§ **Recorded information**:

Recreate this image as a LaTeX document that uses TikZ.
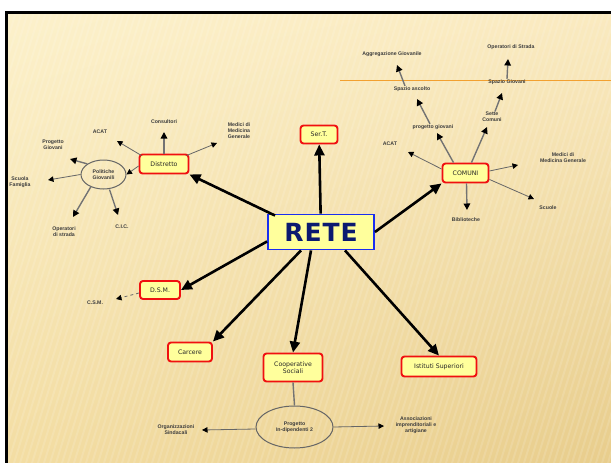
\documentclass[tikz,border=0pt]{standalone}
\usepackage{fontspec}
\setmainfont{DejaVu Sans}
\newfontfamily\lblfont{Liberation Sans}
\usetikzlibrary{arrows.meta,shapes.geometric,shadings}
\definecolor{bgA}{HTML}{FCF1CB}
\definecolor{bgB}{HTML}{FAEAC0}
\definecolor{bgC}{HTML}{F3DDA3}
\definecolor{bgD}{HTML}{E8CD8C}
\definecolor{boxfill}{HTML}{FFFF9C}
\definecolor{boxred}{HTML}{F01010}
\definecolor{reteblue}{HTML}{1A2EF0}
\definecolor{retetext}{HTML}{0B1A70}
\definecolor{lineorange}{HTML}{F2A030}
\definecolor{lbltext}{HTML}{3C3C3C}
\tikzset{
  redbox/.style={draw=boxred, line width=1.9pt, fill=boxfill, rounded corners=3pt,
    font=\fontsize{6.2}{7.2}\selectfont, inner sep=0pt, align=center, text=black!85},
  bigarrow/.style={line width=2.6pt, -{Triangle[length=11pt,width=10pt]}},
  subarrow/.style={line width=1.4pt, draw=black!55, -{Triangle[length=6.5pt,width=6.5pt,fill=black,color=black]}},
  thinarrow/.style={line width=0.8pt, draw=black!60, -{Triangle[length=5.5pt,width=5.5pt,fill=black,color=black]}},
  lbl/.style={font=\lblfont\bfseries\fontsize{5.2}{6}\selectfont, text=lbltext, align=center, inner sep=0.5pt},
  oval/.style={ellipse, draw=black!60, line width=1pt, inner sep=0pt, font=\lblfont\bfseries\fontsize{5.2}{6.2}\selectfont, text=lbltext, align=center}
}
\begin{document}
\begin{tikzpicture}[x=1pt,y=-1pt]
\useasboundingbox (0,0) rectangle (611,463);
\fill[white] (0,0) rectangle (611,463);
\shade[upper left=bgA, upper right=bgB, lower left=bgC, lower right=bgD] (6,12) rectangle (611,463);
\begin{scope}
\clip (6,12) rectangle (611,463);
\foreach \i in {-160,-154,...,620} \draw[white, opacity=0.13, line width=2pt] (\i,463) -- (\i+140,12);
\end{scope}
\draw[lineorange, line width=0.9pt] (340,80) -- (611,80);
\draw[black, line width=2.6pt] (6.5,470) -- (6.5,12.5) -- (620,12.5);

% main nodes
\node[draw=reteblue, line width=1.9pt, fill=boxfill, minimum width=106pt, minimum height=35pt, inner sep=0pt,
  font=\fontsize{25}{25}\bfseries\selectfont, text=retetext] (rete) at (321,232) {R\kern1ptE\kern1ptT\kern1ptE};
\node[redbox, minimum width=37pt, minimum height=18pt] (sert) at (319,134.5) {Ser.T.};
\node[redbox, minimum width=49pt, minimum height=19pt] (distretto) at (164,164) {Distretto};
\node[redbox, minimum width=46pt, minimum height=19pt] (comuni) at (465.5,173) {COMUNI};
\node[redbox, minimum width=40pt, minimum height=18pt] (dsm) at (160,290) {D.S.M.};
\node[redbox, minimum width=44pt, minimum height=19pt] (carcere) at (190,352) {Carcere};
\node[redbox, minimum width=59pt, minimum height=28pt] (coop) at (293,367.5) {Cooperative\\Sociali};
\node[redbox, minimum width=75pt, minimum height=20pt] (istituti) at (439,366.5) {Istituti Superiori};

\draw[bigarrow] (rete) -- (sert);
\draw[bigarrow] (rete.north west) ++(8,2) -- (distretto.south east);
\draw[bigarrow] (rete.east) -- (comuni.south west);
\draw[bigarrow] (rete.south west) ++(0,-9) -- (dsm.east);
\draw[bigarrow] (rete.south) ++(-20,0) -- (carcere.north east);
\draw[bigarrow] (rete.south) ++(-10,0) -- (coop.north);
\draw[bigarrow] (rete.south) ++(24,0) -- (istituti.north);

% Distretto group
\node[oval, minimum width=45pt, minimum height=29pt] (polgio) at (103.5,174.5) {Politiche\\Giovanili};
\node[lbl] (cons) at (164,122) {Consultori};
\node[lbl] (acat1) at (100,132) {ACAT};
\node[lbl] (mmg1) at (239,131) {Medici di\\Medicina\\Generale};
\node[lbl] (proggio1) at (53,145) {Progetto\\Giovani};
\node[lbl] (scuolafam) at (20,182) {Scuola\\Famiglia};
\node[lbl] (opstr1) at (64,232) {Operatori\\di strada};
\node[lbl] (cic) at (122,227) {C.I.C.};
\coordinate (tcons) at (164,132);
\coordinate (tacat1) at (117,141);
\coordinate (tmmg1) at (217,143);
\coordinate (tpg1) at (70,159);
\coordinate (tsf) at (48,180);
\coordinate (tos1) at (73,217);
\coordinate (tcic) at (118,215);
\draw[subarrow] (distretto.north) -- (tcons);
\draw[thinarrow] (distretto.north west) ++(3,2) -- (tacat1);
\draw[thinarrow] (distretto.north east) ++(-3,2) -- (tmmg1);
\draw[thinarrow] (distretto.west) ++(0,2) -- (polgio.east);
\draw[subarrow] (polgio.north west) -- (tpg1);
\draw[thinarrow] (polgio.west) -- (tsf);
\draw[subarrow] (polgio.south west) ++(4,1) -- (tos1);
\draw[subarrow] (polgio.south) ++(6,0) -- (tcic);

% COMUNI group
\node[lbl] (acat2) at (390,144) {ACAT};
\node[lbl] (mmg2) at (563,157.5) {Medici di\\Medicina Generale};
\node[lbl] (scuole) at (548,208) {Scuole};
\node[lbl] (biblio) at (466,220) {Biblioteche};
\node[lbl] (proggio2) at (433,127) {progetto giovani};
\node[lbl] (sette) at (492,117) {Sette\\Comuni};
\node[lbl] (spazio1) at (412,89) {Spazio ascolto};
\node[lbl] (aggr) at (392,54) {Aggregazione Giovanile};
\node[lbl] (spazio2) at (507,82) {Spazio Giovani};
\node[lbl] (opstr2) at (511,47) {Operatori di Strada};
\coordinate (tacat2) at (408,152);
\coordinate (tmmg2) at (518,165);
\coordinate (tscuole) at (534,199);
\coordinate (tbiblio) at (467,210);
\coordinate (tpg2) at (437,133);
\coordinate (tsette) at (487,127);
\coordinate (tsp1) at (417,99);
\coordinate (taggr) at (397,65);
\coordinate (tsp2) at (502,93);
\coordinate (tos2) at (508,59);
\draw[thinarrow] (comuni.west) ++(0,-4) -- (tacat2);
\draw[thinarrow] (comuni.east) ++(0,-2) -- (tmmg2);
\draw[thinarrow] (comuni.south east) ++(0,-4) -- (tscuole);
\draw[subarrow] (comuni.south) ++(1,0) -- (tbiblio);
\draw[subarrow] (comuni.north) ++(-12,0) -- (tpg2);
\draw[subarrow] (comuni.north) ++(6,0) -- (tsette);
\draw[subarrow] (proggio2.north) ++(-3,0) -- (tsp1);
\draw[subarrow] (spazio1.north) ++(-7,0) -- (taggr);
\draw[subarrow] (sette.north) ++(3,0) -- (tsp2);
\draw[subarrow] (spazio2.north) -- (tos2);

% D.S.M.
\node[lbl] (csm) at (95,303) {C.S.M.};
\coordinate (tcsm) at (116,299);
\draw[thinarrow, dashed] (dsm.west) ++(0,3) -- (tcsm);

% Progetto In-dipendenti
\node[oval, minimum width=77pt, minimum height=42pt] (progind) at (294.5,427) {Progetto\\In-dipendenti 2};
\draw[line width=1.4pt, draw=black!55] (coop.south) -- (progind.north);
\node[lbl] (orgsind) at (176,430) {Organizzazioni\\Sindacali};
\node[lbl] (assimp) at (416,425) {Associazioni\\imprenditoriali e\\artigiane};
\coordinate (torg) at (202,430);
\coordinate (tass) at (384,426);
\draw[thinarrow] (progind.west) ++(0,2) -- (torg);
\draw[thinarrow] (progind.east) -- (tass);
\end{tikzpicture}
\end{document}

§ **Exercise instructions**:
Pictures stay out. Repeat only the lines from the beginning of the data through the line that has "(6.5,12.5) -- (620,12.5);".

§ **Exercise result**:
Recreate this image as a LaTeX document that uses TikZ.
\documentclass[tikz,border=0pt]{standalone}
\usepackage{fontspec}
\setmainfont{DejaVu Sans}
\newfontfamily\lblfont{Liberation Sans}
\usetikzlibrary{arrows.meta,shapes.geometric,shadings}
\definecolor{bgA}{HTML}{FCF1CB}
\definecolor{bgB}{HTML}{FAEAC0}
\definecolor{bgC}{HTML}{F3DDA3}
\definecolor{bgD}{HTML}{E8CD8C}
\definecolor{boxfill}{HTML}{FFFF9C}
\definecolor{boxred}{HTML}{F01010}
\definecolor{reteblue}{HTML}{1A2EF0}
\definecolor{retetext}{HTML}{0B1A70}
\definecolor{lineorange}{HTML}{F2A030}
\definecolor{lbltext}{HTML}{3C3C3C}
\tikzset{
  redbox/.style={draw=boxred, line width=1.9pt, fill=boxfill, rounded corners=3pt,
    font=\fontsize{6.2}{7.2}\selectfont, inner sep=0pt, align=center, text=black!85},
  bigarrow/.style={line width=2.6pt, -{Triangle[length=11pt,width=10pt]}},
  subarrow/.style={line width=1.4pt, draw=black!55, -{Triangle[length=6.5pt,width=6.5pt,fill=black,color=black]}},
  thinarrow/.style={line width=0.8pt, draw=black!60, -{Triangle[length=5.5pt,width=5.5pt,fill=black,color=black]}},
  lbl/.style={font=\lblfont\bfseries\fontsize{5.2}{6}\selectfont, text=lbltext, align=center, inner sep=0.5pt},
  oval/.style={ellipse, draw=black!60, line width=1pt, inner sep=0pt, font=\lblfont\bfseries\fontsize{5.2}{6.2}\selectfont, text=lbltext, align=center}
}
\begin{document}
\begin{tikzpicture}[x=1pt,y=-1pt]
\useasboundingbox (0,0) rectangle (611,463);
\fill[white] (0,0) rectangle (611,463);
\shade[upper left=bgA, upper right=bgB, lower left=bgC, lower right=bgD] (6,12) rectangle (611,463);
\begin{scope}
\clip (6,12) rectangle (611,463);
\foreach \i in {-160,-154,...,620} \draw[white, opacity=0.13, line width=2pt] (\i,463) -- (\i+140,12);
\end{scope}
\draw[lineorange, line width=0.9pt] (340,80) -- (611,80);
\draw[black, line width=2.6pt] (6.5,470) -- (6.5,12.5) -- (620,12.5);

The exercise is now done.